[Written problem] Identify all lines of the data containing the string "matplotlib" and copy them.

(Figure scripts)
++++++++++++++++++++

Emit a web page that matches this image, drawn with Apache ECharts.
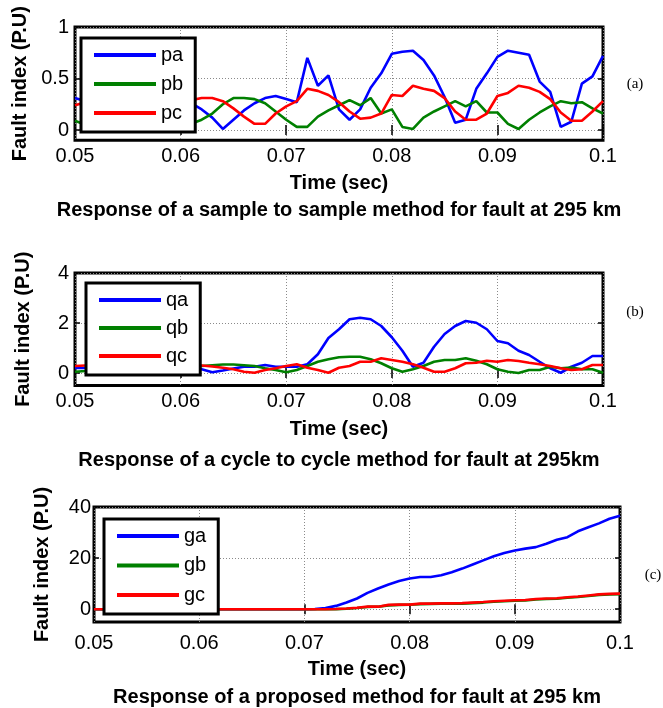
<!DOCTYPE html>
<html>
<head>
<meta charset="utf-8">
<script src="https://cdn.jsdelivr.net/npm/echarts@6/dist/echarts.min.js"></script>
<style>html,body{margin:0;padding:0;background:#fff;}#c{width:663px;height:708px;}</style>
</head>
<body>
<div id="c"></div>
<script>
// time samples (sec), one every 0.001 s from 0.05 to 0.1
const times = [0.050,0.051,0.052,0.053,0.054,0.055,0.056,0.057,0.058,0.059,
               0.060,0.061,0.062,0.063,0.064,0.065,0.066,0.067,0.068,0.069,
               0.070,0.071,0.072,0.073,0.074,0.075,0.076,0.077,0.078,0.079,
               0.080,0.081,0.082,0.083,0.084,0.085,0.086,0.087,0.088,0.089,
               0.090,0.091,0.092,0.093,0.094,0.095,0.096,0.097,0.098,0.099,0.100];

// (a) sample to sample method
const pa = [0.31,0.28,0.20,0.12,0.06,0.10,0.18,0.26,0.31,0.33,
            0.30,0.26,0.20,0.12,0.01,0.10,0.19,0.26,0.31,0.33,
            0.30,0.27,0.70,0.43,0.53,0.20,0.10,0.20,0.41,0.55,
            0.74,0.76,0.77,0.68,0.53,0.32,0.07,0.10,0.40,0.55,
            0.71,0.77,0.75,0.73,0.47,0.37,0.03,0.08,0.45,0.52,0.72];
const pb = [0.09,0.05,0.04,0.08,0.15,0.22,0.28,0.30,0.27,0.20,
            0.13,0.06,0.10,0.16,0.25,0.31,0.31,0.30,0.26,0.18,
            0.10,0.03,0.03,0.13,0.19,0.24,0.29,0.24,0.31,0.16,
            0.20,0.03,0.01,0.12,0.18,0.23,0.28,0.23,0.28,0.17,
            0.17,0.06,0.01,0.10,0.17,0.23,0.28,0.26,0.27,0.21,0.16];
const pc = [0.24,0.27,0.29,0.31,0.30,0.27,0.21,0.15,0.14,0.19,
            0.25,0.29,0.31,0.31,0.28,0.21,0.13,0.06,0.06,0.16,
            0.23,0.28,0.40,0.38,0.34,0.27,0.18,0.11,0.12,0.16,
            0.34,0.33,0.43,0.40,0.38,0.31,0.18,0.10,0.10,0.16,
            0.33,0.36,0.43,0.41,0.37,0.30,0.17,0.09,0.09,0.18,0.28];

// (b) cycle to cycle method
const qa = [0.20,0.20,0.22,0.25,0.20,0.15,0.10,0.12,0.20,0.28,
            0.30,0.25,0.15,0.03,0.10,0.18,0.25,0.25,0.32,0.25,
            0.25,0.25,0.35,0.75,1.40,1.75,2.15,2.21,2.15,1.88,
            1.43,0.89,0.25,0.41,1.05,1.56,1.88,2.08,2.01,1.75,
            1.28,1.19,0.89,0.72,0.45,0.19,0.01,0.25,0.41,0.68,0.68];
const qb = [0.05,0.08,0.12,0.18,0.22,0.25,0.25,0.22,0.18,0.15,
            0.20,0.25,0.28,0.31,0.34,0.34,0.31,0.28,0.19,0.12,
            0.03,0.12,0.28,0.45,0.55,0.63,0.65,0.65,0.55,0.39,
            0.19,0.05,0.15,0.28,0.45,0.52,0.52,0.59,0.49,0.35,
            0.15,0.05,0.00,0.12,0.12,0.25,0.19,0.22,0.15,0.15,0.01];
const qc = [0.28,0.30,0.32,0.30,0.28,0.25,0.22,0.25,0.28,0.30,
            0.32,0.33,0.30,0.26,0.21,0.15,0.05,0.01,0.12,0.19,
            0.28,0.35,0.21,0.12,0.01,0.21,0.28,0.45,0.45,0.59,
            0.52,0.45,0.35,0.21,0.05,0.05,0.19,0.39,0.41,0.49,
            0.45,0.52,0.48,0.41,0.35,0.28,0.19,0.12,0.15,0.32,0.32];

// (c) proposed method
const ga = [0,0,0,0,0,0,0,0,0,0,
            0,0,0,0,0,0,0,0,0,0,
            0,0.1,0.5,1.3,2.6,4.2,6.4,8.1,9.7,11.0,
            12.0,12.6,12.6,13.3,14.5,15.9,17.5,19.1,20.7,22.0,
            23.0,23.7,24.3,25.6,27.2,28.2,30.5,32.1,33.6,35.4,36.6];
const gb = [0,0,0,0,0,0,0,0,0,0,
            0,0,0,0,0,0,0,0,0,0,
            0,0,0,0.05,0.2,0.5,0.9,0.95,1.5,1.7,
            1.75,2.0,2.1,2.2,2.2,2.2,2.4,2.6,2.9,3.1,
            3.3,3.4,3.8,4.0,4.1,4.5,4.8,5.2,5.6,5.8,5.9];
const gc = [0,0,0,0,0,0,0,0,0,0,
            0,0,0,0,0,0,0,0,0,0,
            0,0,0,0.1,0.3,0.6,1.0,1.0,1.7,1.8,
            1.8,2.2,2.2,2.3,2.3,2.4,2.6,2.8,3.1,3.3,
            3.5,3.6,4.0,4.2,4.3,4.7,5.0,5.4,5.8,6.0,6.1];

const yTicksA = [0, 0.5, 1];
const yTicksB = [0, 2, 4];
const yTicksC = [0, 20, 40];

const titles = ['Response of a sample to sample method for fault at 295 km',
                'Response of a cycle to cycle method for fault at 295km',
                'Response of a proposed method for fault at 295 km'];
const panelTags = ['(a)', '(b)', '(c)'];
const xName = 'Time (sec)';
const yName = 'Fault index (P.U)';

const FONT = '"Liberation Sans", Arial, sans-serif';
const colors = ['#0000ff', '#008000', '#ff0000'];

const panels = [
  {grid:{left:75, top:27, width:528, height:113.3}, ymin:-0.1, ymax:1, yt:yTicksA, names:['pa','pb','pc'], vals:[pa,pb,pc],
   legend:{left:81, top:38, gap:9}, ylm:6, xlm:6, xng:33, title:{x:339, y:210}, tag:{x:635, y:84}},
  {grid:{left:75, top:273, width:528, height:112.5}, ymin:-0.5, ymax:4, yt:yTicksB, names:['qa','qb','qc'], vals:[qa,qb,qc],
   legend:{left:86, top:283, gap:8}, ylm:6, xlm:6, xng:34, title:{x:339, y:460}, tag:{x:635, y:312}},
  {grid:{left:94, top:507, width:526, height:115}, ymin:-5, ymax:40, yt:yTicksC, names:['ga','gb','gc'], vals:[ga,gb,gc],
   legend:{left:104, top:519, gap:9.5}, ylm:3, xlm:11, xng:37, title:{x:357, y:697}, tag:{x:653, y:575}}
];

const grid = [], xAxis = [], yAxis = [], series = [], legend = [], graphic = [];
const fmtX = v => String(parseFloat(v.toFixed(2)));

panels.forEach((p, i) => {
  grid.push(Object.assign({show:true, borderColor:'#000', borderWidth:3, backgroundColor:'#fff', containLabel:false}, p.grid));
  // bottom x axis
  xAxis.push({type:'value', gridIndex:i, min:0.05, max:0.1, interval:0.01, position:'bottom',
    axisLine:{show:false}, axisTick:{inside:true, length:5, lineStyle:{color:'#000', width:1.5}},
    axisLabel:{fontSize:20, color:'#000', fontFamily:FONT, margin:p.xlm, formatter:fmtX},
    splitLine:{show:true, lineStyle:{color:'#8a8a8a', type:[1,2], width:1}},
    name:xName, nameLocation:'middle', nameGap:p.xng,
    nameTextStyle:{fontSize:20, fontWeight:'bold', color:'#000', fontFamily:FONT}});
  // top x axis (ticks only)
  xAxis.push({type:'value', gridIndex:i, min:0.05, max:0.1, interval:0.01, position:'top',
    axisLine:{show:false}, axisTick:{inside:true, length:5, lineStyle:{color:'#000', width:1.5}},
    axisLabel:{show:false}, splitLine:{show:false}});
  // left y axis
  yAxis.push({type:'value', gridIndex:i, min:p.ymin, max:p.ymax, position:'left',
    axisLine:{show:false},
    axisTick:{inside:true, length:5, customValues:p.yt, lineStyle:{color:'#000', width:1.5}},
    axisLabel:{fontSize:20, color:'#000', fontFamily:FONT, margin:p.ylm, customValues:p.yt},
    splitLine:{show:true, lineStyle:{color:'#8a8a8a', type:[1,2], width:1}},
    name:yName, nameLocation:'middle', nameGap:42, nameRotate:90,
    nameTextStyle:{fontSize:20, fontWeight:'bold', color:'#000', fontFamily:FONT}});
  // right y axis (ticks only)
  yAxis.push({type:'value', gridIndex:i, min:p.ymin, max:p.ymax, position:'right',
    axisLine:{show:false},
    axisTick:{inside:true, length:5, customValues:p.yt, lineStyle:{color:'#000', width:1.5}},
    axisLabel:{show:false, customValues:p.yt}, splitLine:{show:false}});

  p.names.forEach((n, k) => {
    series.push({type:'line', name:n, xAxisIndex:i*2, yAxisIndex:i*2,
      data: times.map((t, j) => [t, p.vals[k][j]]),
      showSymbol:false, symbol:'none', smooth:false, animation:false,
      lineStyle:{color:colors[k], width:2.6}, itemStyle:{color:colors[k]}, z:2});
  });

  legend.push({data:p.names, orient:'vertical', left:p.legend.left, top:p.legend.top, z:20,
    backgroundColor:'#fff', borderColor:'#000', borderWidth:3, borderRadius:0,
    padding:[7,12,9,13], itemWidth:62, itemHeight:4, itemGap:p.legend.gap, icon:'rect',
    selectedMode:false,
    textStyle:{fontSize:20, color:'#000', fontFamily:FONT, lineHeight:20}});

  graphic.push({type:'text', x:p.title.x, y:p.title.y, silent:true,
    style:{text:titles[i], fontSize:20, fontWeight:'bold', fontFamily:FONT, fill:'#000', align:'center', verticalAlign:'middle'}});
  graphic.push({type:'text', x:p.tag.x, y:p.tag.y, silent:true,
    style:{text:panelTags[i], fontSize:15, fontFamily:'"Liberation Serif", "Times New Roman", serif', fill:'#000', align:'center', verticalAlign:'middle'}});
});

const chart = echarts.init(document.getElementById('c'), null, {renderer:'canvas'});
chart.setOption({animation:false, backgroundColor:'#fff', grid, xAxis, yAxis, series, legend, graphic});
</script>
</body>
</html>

++++++++++++++++++++

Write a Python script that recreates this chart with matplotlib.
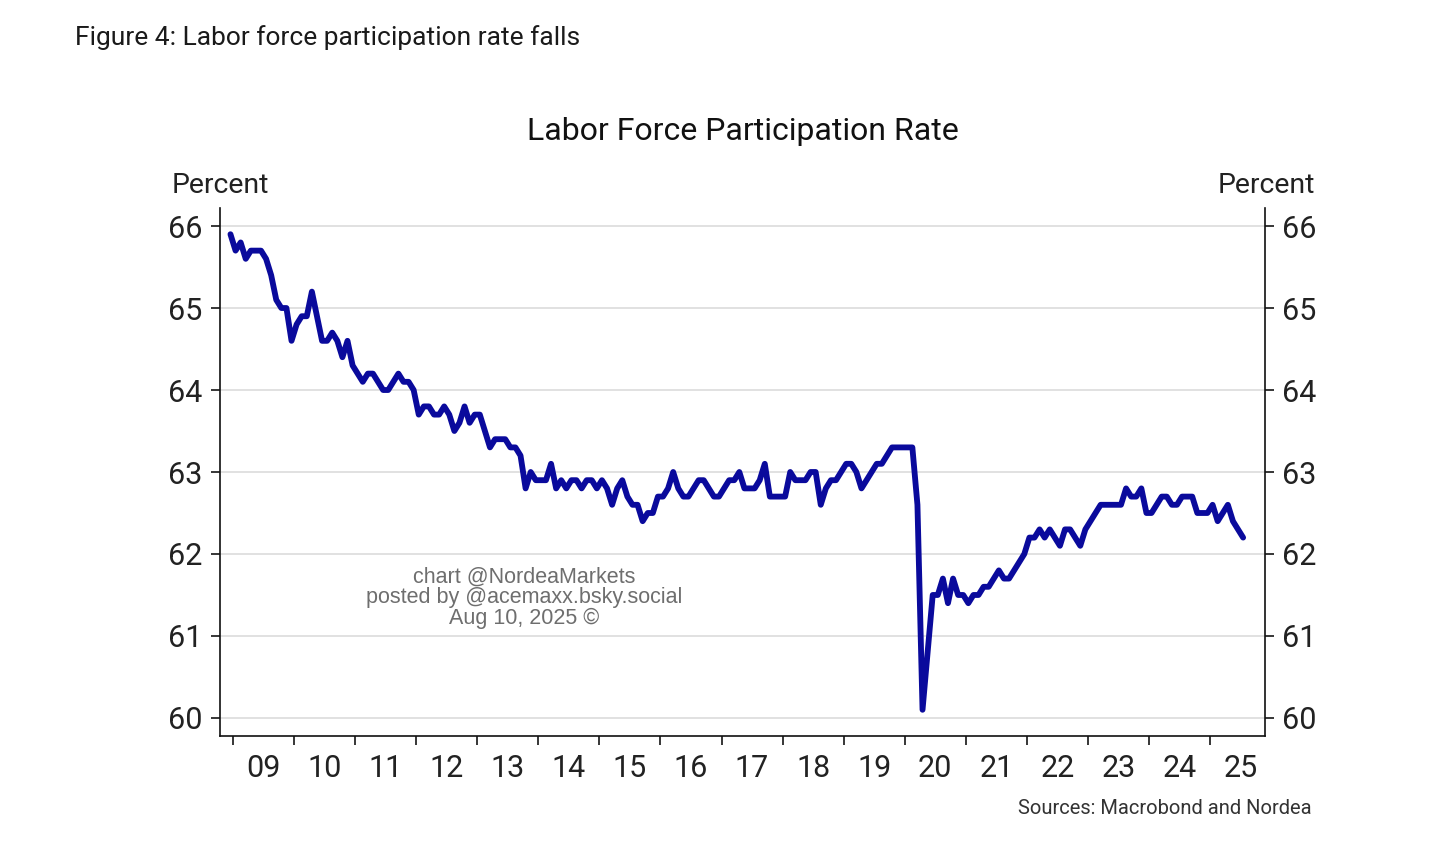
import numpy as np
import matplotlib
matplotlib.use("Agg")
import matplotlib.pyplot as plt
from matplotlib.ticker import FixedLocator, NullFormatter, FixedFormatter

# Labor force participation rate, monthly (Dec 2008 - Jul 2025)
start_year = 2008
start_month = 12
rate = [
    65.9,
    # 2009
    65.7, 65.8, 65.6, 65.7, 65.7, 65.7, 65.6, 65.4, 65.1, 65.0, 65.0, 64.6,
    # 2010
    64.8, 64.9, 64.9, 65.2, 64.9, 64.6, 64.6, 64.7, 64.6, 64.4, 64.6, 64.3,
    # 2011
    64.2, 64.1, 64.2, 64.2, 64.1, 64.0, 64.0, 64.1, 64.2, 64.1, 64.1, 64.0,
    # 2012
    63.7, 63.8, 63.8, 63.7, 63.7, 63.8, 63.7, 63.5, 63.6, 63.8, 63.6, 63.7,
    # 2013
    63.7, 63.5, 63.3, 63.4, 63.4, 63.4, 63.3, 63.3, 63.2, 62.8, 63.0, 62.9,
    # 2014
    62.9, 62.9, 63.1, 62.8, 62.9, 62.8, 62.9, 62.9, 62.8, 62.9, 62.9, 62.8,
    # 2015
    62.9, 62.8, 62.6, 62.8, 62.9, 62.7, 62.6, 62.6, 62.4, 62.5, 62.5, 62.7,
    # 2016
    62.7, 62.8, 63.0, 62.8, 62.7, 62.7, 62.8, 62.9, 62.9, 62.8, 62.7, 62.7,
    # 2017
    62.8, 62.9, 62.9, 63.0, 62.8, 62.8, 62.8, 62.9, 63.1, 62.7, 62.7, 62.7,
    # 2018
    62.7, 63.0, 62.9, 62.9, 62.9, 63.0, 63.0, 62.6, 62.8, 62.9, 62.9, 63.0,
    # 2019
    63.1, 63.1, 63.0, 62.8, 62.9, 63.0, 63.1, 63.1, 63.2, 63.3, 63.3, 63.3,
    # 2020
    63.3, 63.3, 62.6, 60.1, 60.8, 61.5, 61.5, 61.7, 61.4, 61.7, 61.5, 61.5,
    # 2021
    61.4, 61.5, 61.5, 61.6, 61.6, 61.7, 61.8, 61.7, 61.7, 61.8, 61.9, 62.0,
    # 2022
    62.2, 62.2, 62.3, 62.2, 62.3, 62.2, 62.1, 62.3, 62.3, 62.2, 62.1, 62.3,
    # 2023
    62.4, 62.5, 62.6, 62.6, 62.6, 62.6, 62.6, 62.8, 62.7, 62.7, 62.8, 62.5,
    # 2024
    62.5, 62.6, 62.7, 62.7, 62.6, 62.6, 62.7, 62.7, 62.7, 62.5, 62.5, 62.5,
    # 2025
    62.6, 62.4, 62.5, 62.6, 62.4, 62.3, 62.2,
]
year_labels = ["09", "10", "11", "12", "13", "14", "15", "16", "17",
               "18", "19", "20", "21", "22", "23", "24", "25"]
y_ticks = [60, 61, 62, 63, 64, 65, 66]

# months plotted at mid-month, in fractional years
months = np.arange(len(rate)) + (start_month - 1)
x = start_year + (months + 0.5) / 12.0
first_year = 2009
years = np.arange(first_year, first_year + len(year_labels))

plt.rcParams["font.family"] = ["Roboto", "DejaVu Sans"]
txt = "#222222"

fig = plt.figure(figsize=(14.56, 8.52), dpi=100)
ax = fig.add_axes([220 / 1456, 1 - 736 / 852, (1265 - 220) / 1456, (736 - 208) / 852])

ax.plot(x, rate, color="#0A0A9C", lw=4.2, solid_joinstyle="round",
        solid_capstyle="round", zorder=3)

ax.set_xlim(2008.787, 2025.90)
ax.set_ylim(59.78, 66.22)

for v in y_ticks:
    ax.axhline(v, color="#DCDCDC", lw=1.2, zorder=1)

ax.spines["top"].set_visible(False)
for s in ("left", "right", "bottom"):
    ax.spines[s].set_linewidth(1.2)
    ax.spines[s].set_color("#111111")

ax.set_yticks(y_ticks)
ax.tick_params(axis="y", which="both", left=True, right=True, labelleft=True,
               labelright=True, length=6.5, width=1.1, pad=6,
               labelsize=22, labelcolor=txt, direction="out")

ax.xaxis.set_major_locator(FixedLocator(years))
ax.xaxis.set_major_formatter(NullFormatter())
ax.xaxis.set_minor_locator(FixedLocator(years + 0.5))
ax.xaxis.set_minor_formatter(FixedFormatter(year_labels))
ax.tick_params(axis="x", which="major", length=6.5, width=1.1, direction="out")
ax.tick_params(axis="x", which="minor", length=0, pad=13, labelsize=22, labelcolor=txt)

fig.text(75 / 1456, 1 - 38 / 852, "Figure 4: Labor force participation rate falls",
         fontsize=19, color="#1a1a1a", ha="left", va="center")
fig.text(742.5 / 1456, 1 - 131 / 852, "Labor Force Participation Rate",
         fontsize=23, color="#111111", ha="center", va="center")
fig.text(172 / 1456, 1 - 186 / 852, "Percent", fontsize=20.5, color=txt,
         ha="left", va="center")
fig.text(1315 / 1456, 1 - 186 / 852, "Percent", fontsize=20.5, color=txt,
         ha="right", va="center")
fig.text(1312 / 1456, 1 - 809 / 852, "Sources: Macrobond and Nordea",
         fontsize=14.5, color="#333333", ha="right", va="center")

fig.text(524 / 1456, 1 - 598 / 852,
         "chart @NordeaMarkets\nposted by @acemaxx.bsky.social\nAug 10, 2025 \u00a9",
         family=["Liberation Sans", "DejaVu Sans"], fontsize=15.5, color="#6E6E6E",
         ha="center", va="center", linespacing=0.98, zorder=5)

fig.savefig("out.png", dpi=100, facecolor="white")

++++++++++++++++++++

[Answer below]
Write a Python script that recreates this chart with matplotlib.
import matplotlib
matplotlib.use("Agg")
import matplotlib.pyplot as plt
from matplotlib.ticker import FixedLocator, NullFormatter, FixedFormatter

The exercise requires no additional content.